When it comes to forecasting the developments of these drone technologies in policing, and the procedures used to deploy them, we should look to the countries and departments that have both the tactical necessity and the lack of legal or moral restrictions that would stop them. Places that suffer from constant strife will be the places that develop these technologies.
This has been true when it comes to the exploitation of drone technology by terrorists and state actors. Syria, Iraq, Ukraine, Israel, have been at the leading edge of drone technologies. The events that occur in these locations (and locations similar to them) are where we should look for emerging trends. Additionally, we should be looking at countries where there is no aversion to spying on or suppressing their citizens. China, for example has the technological capability, and doesn’t mind liberal use of tear gas or looking over the shoulders of their citizens.

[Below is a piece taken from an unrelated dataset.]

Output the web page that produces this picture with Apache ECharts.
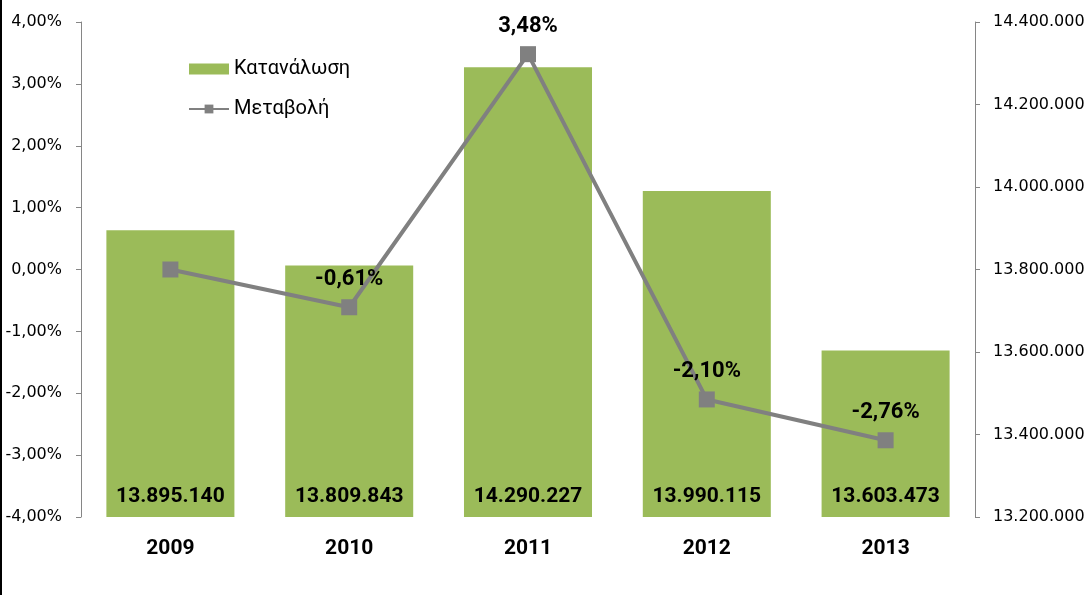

While these are the most likely locations that drone technologies might evolve, it can happen anywhere. The utility of a drone is readily apparent to most police departments around the world, as shown by their increased use. It will become increasingly important for citizens around the world to promote privacy and transparency and work against the further weaponization of drones. They have a profound capability to spur economic development, as well as fight crime. Hopefully, the technology will be used responsibly in the coming years.